◆ The exercise ◆
Skip every image and restate the data word for word.
-- Start Material for the task --
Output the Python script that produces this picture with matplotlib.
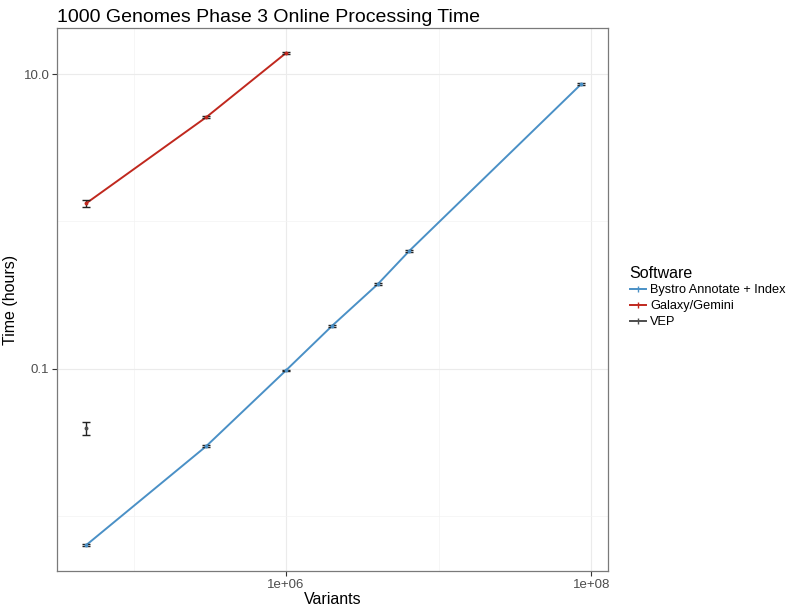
import matplotlib

matplotlib.use("Agg")
import matplotlib.pyplot as plt  # noqa: E402
from matplotlib.lines import Line2D  # noqa: E402
from matplotlib.ticker import NullFormatter  # noqa: E402

plt.rcParams["font.family"] = ["Liberation Sans", "DejaVu Sans"]

# --- data ---
SOFTWARE = ["Bystro Annotate + Index", "Galaxy/Gemini", "VEP"]
COLORS = ["#4A90C6", "#C0281E", "#4D4D4D"]

bystro_x = [4.9e4, 3e5, 1e6, 2e6, 4e6, 6.4e6, 8.6e7]
bystro_y = [0.0064, 0.030, 0.098, 0.196, 0.377, 0.63, 8.55]
bystro_err = [0.0001, 0.0004, 0.001, 0.003, 0.004, 0.006, 0.08]

galaxy_x = [4.9e4, 3e5, 1e6]
galaxy_y = [1.33, 5.1, 13.9]
galaxy_err = [0.07, 0.1, 0.15]

vep_x = [4.9e4]
vep_y = [0.0398]
vep_err = [0.004]

X_TICKS = [1e6, 1e8]
X_TICK_LABELS = ["1e+06", "1e+08"]
Y_TICKS = [0.1, 10.0]
Y_TICK_LABELS = ["0.1", "10.0"]

fig = plt.figure(figsize=(7.87, 6.10), dpi=100)
ax = fig.add_axes([57 / 787, 1 - 571 / 610, (608 - 57) / 787, (571 - 28) / 610])

series = [
    (bystro_x, bystro_y, bystro_err),
    (galaxy_x, galaxy_y, galaxy_err),
    (vep_x, vep_y, vep_err),
]
for (xs, ys, es), col in zip(series, COLORS):
    if len(xs) > 1:
        ax.plot(xs, ys, color=col, lw=1.4, zorder=3)
    ax.errorbar(xs, ys, yerr=es, fmt="none", ecolor="#222222",
                elinewidth=1.0, capsize=2.6, capthick=1.0, zorder=4)
    ax.plot(xs, ys, "o", color=col, ms=1.8, zorder=5)

ax.set_xscale("log")
ax.set_yscale("log")
ax.set_xlim(10 ** 4.498, 10 ** 8.11)
ax.set_ylim(10 ** -2.37, 10 ** 1.312)

ax.set_xticks(X_TICKS)
ax.set_xticklabels(X_TICK_LABELS)
ax.set_xticks([1e5, 1e7], minor=True)
ax.set_yticks(Y_TICKS)
ax.set_yticklabels(Y_TICK_LABELS)
ax.set_yticks([0.01, 1.0], minor=True)
ax.xaxis.set_minor_formatter(NullFormatter())
ax.yaxis.set_minor_formatter(NullFormatter())
ax.tick_params(which="major", direction="out", length=3.5, width=0.8,
               color="#333333", labelsize=9.5, labelcolor="#4D4D4D", pad=2)
ax.tick_params(which="minor", length=0)
ax.grid(which="major", color="#EBEBEB", lw=0.8)
ax.grid(which="minor", color="#F3F3F3", lw=0.5)
ax.set_axisbelow(True)
for sp in ax.spines.values():
    sp.set_color("#7A7A7A")
    sp.set_linewidth(0.9)

ax.set_xlabel("Variants", fontsize=11.5, labelpad=1)
ax.set_ylabel("Time (hours)", fontsize=11.5, labelpad=4)
ax.set_title("1000 Genomes Phase 3 Online Processing Time", loc="left",
             fontsize=14, pad=4)

handles = [Line2D([], [], color=c, lw=1.4, marker="|", ms=4, mec=c)
           for c in COLORS]
leg = fig.legend(handles, SOFTWARE, loc="upper left",
                 bbox_to_anchor=(618 / 787, 1 - 254 / 610), frameon=False,
                 title="Software", title_fontsize=11.5, fontsize=9.2,
                 handlelength=1.3, handletextpad=0.3, labelspacing=0.3,
                 alignment="left")

fig.savefig("out.png", dpi=100)
plt.close(fig)
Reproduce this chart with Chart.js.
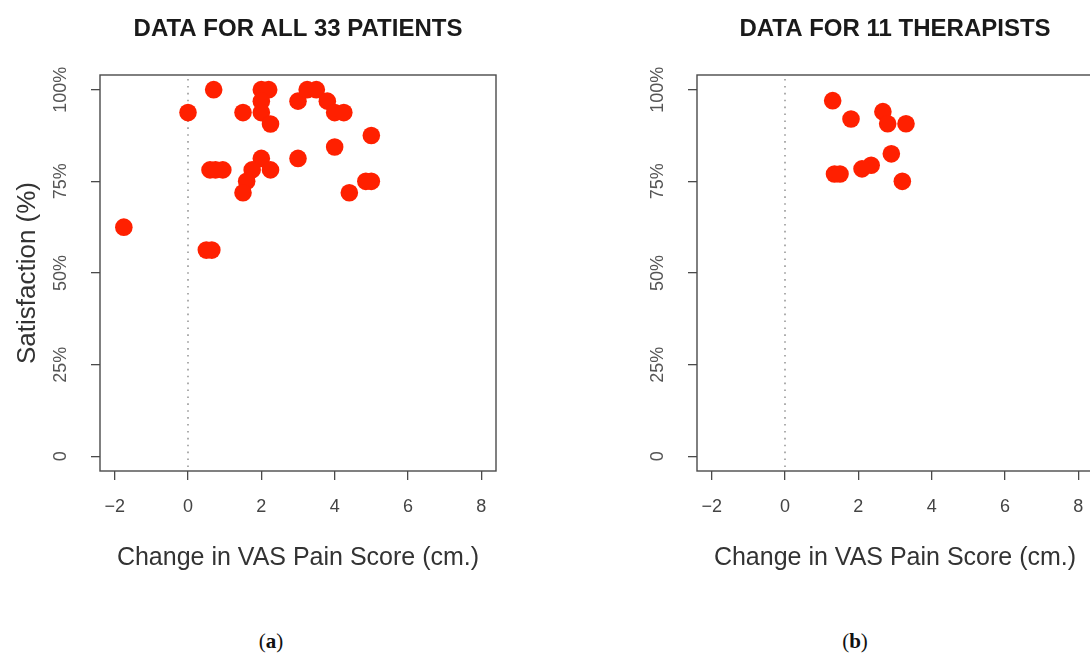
-- End Material for the task --
◆ Result ◆
Output the Python script that produces this picture with matplotlib.
import matplotlib

matplotlib.use("Agg")
import matplotlib.pyplot as plt  # noqa: E402
from matplotlib.lines import Line2D  # noqa: E402
from matplotlib.ticker import NullFormatter  # noqa: E402

plt.rcParams["font.family"] = ["Liberation Sans", "DejaVu Sans"]

# --- data ---
SOFTWARE = ["Bystro Annotate + Index", "Galaxy/Gemini", "VEP"]
COLORS = ["#4A90C6", "#C0281E", "#4D4D4D"]

bystro_x = [4.9e4, 3e5, 1e6, 2e6, 4e6, 6.4e6, 8.6e7]
bystro_y = [0.0064, 0.030, 0.098, 0.196, 0.377, 0.63, 8.55]
bystro_err = [0.0001, 0.0004, 0.001, 0.003, 0.004, 0.006, 0.08]

galaxy_x = [4.9e4, 3e5, 1e6]
galaxy_y = [1.33, 5.1, 13.9]
galaxy_err = [0.07, 0.1, 0.15]

vep_x = [4.9e4]
vep_y = [0.0398]
vep_err = [0.004]

X_TICKS = [1e6, 1e8]
X_TICK_LABELS = ["1e+06", "1e+08"]
Y_TICKS = [0.1, 10.0]
Y_TICK_LABELS = ["0.1", "10.0"]

fig = plt.figure(figsize=(7.87, 6.10), dpi=100)
ax = fig.add_axes([57 / 787, 1 - 571 / 610, (608 - 57) / 787, (571 - 28) / 610])

series = [
    (bystro_x, bystro_y, bystro_err),
    (galaxy_x, galaxy_y, galaxy_err),
    (vep_x, vep_y, vep_err),
]
for (xs, ys, es), col in zip(series, COLORS):
    if len(xs) > 1:
        ax.plot(xs, ys, color=col, lw=1.4, zorder=3)
    ax.errorbar(xs, ys, yerr=es, fmt="none", ecolor="#222222",
                elinewidth=1.0, capsize=2.6, capthick=1.0, zorder=4)
    ax.plot(xs, ys, "o", color=col, ms=1.8, zorder=5)

ax.set_xscale("log")
ax.set_yscale("log")
ax.set_xlim(10 ** 4.498, 10 ** 8.11)
ax.set_ylim(10 ** -2.37, 10 ** 1.312)

ax.set_xticks(X_TICKS)
ax.set_xticklabels(X_TICK_LABELS)
ax.set_xticks([1e5, 1e7], minor=True)
ax.set_yticks(Y_TICKS)
ax.set_yticklabels(Y_TICK_LABELS)
ax.set_yticks([0.01, 1.0], minor=True)
ax.xaxis.set_minor_formatter(NullFormatter())
ax.yaxis.set_minor_formatter(NullFormatter())
ax.tick_params(which="major", direction="out", length=3.5, width=0.8,
               color="#333333", labelsize=9.5, labelcolor="#4D4D4D", pad=2)
ax.tick_params(which="minor", length=0)
ax.grid(which="major", color="#EBEBEB", lw=0.8)
ax.grid(which="minor", color="#F3F3F3", lw=0.5)
ax.set_axisbelow(True)
for sp in ax.spines.values():
    sp.set_color("#7A7A7A")
    sp.set_linewidth(0.9)

ax.set_xlabel("Variants", fontsize=11.5, labelpad=1)
ax.set_ylabel("Time (hours)", fontsize=11.5, labelpad=4)
ax.set_title("1000 Genomes Phase 3 Online Processing Time", loc="left",
             fontsize=14, pad=4)

handles = [Line2D([], [], color=c, lw=1.4, marker="|", ms=4, mec=c)
           for c in COLORS]
leg = fig.legend(handles, SOFTWARE, loc="upper left",
                 bbox_to_anchor=(618 / 787, 1 - 254 / 610), frameon=False,
                 title="Software", title_fontsize=11.5, fontsize=9.2,
                 handlelength=1.3, handletextpad=0.3, labelspacing=0.3,
                 alignment="left")

fig.savefig("out.png", dpi=100)
plt.close(fig)
Reproduce this chart with Chart.js.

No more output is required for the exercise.